We live in the most interesting times. On the surface, there is polarity everywhere – signs of the ego trying to feed the gaping chasm in our hearts in whatever way it can devise. Beneath this seeming chaos, however, are thousands, if not millions of individuals who are working to uplift the consciousness of the planet.
Call them light workers, or light beings, Bodhisattvas, or those aiming toward manifesting Christ Consciousness on earth. The name is irrelevant, and those who are reading this, know who they are without being given a formal title. Those of us with this immense task before us may know our path – but are we truly living it? Are we walking the spiritual path or just giving it lip service?
Most of us are aware that we can only serve the world to the extent we have raised our own consciousness, and personally evolved. We may have experienced some incremental success, even. Putting aside long-herd mis-beliefs that were handed down to us by multiple generations of dysfunction and separation consciousness.
We may have given of ourselves to charities, friends, movements, and careers. We may have sacrificed ourselves in the convolusion of the ego’s needs, to serve others. The price of self-service above service-to-others may have been made so clear to us, that it repels us to even think of it – let alone act in self-serving ways.
Yet, the subconscious wounds we carry are those of not only ourselves but those around us, and a long line of our ancestors who came before. These may play out and cause us to behave in self-serving ways, or to forget self-love.
The rub is that in the presence of love, all are served. There is no need to sacrifice anything, and no one needs to act in repressed, sick, violent, or selfish ways to have their needs met. Love is all consuming and all-encompassing. When we can’t seem to remember to practice unconditional love toward the One Consciousness of which we are a part – we can stop and make things silly-dumb-simple.
Just Love. In every situation ask yourself, am I loving this person right now? Am I loving myself? In the smallest exchange or the biggest argument stop and ask, is this love at work? Am I a conduit for love in this moment?
In his extremely short, and poignant book, Love Yourself Like Your Life Depends on It, Kamal Ravikant reminds us that “I love myself” is a mantra needed more than ever in this time of ten thousand choices.
We could read a thousand self-help books, go to seminars, meditate (which Ravikant also suggests – on self-love), or wait for someone else to love us so that we can feel “full” enough to make a change – but here’s the beauty of starting with this simple instruction for yourself, and forgetting about what anyone else is doing – it works.

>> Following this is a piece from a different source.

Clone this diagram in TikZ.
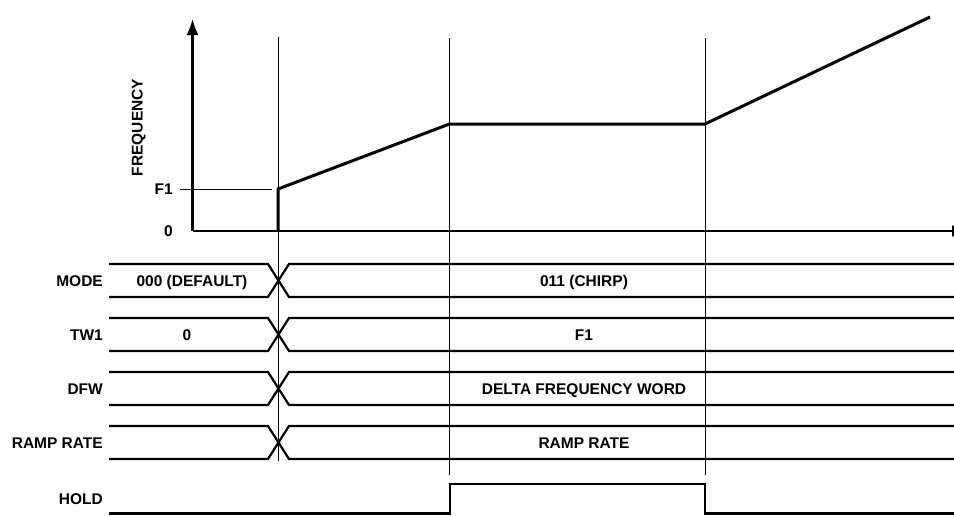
\documentclass[tikz,border=0pt]{standalone}
\usepackage{fontspec}
\setmainfont{Liberation Sans}
\usetikzlibrary{arrows.meta}

\tikzset{
  sig_lbl/.style={anchor=east,font=\fontsize{15.5}{18}\selectfont\bfseries,inner sep=0pt,text height=11.2pt,text depth=0pt},
  bus_txt/.style={font=\fontsize{15.5}{18}\selectfont\bfseries,inner sep=0pt,text height=11.2pt,text depth=0pt},
  bus_line/.style={line width=2.2pt},
  ax_line/.style={line width=2.2pt},
  fq_line/.style={line width=3pt,line join=miter},
  thin_line/.style={line width=1pt}
}

\begin{document}
\begin{tikzpicture}[x=1pt,y=-1pt,>=Latex]
\useasboundingbox (0,0) rectangle (954,515);
% axes
\coordinate (ax_o) at (192.5,231);
\coordinate (ax_top) at (192.5,19);
\coordinate (ax_end) at (968,231);
\draw[ax_line,-{Latex[length=16pt,width=12pt]}] (ax_o)--(ax_top);
\draw[ax_line,-{Latex[length=16pt,width=12pt]}] (ax_o)--(ax_end);
\node[bus_txt,rotate=90] (lbl_freq) at (137,127.5) {FREQUENCY};
\node[sig_lbl] (lbl_f1) at (173,189) {F1};
\node[sig_lbl] (lbl_zero) at (173,231) {0};
\coordinate (f1_a) at (180,189);
\coordinate (f1_b) at (272,189);
\draw[thin_line] (f1_a)--(f1_b);
% time markers
\coordinate (t1_top) at (278,37);
\coordinate (t1_bot) at (278,461);
\coordinate (t2_top) at (449.5,38);
\coordinate (t2_bot) at (449.5,475);
\coordinate (t3_top) at (705,38);
\coordinate (t3_bot) at (705,475);
\draw[thin_line] (t1_top)--(t1_bot);
\draw[thin_line] (t2_top)--(t2_bot);
\draw[thin_line] (t3_top)--(t3_bot);
% frequency curve
\coordinate (fq_a) at (278,231);
\coordinate (fq_b) at (278,189);
\coordinate (fq_c) at (449.5,124);
\coordinate (fq_d) at (705,124);
\coordinate (fq_e) at (930,17);
\draw[fq_line] (fq_a)--(fq_b)--(fq_c)--(fq_d)--(fq_e);
% signal names
\node[sig_lbl] (lbl_mode) at (103,280.5) {MODE};
\node[sig_lbl] (lbl_tw1) at (103,334.5) {TW1};
\node[sig_lbl] (lbl_dfw) at (103,388.5) {DFW};
\node[sig_lbl] (lbl_ramp) at (103,442.5) {RAMP RATE};
\node[sig_lbl] (lbl_hold) at (103,498.5) {HOLD};
% buses
\draw[bus_line] (109,264)--(268,264)--(289,297)--(960,297);
\draw[bus_line] (109,297)--(268,297)--(289,264)--(960,264);
\draw[bus_line] (109,318)--(268,318)--(289,351)--(960,351);
\draw[bus_line] (109,351)--(268,351)--(289,318)--(960,318);
\draw[bus_line] (109,372)--(268,372)--(289,405)--(960,405);
\draw[bus_line] (109,405)--(268,405)--(289,372)--(960,372);
\draw[bus_line] (109,426)--(268,426)--(289,459)--(960,459);
\draw[bus_line] (109,459)--(268,459)--(289,426)--(960,426);
\node[bus_txt] (mode_old) at (192,280.5) {000 (DEFAULT)};
\node[bus_txt] (mode_new) at (584,280.5) {011 (CHIRP)};
\node[bus_txt] (tw1_old) at (187,334.5) {0};
\node[bus_txt] (tw1_new) at (584,334.5) {F1};
\node[bus_txt] (dfw_new) at (584,388.5) {DELTA FREQUENCY WORD};
\node[bus_txt] (ramp_new) at (584,442.5) {RAMP RATE};
% hold pulse
\draw[bus_line] (109,513.5)--(450,513.5)--(450,484)--(705,484)--(705,513.5)--(960,513.5);
\end{tikzpicture}
\end{document}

Love is the closest thing we get to feel to God Consciousness from the moment we enter this world. It is the embrace of our mothers in the womb, the thing babies need, even with warmth and food, lest they die in the cradle.
When we give ourselves love we are filled with the bright, overflowing energy of God that can then do its magic in the world, and transform others. You know the path – but are you walking it? Are you stepping into love with your thoughts, your actions, and your beliefs every single day?
As Ravikant implores, you don’t even have to believe it when you first start saying it – in fact you’ll notice all kinds of thoughts that will come up to make you think otherwise, but keep walking that walk. Keep loving yourself. Tell yourself 1,000, a million, a billion times if you need to – “I love myself.” Love is the path, and we forget. It’s so simple. Priceless, really.
Meditate, go to therapy, take a yoga class, do Thai qi, utilize the Healers of the Light Alternative Healing Academy, but just remember the simple mantra, “I love myself.” It is miraculous in what it can do to keep you on your path.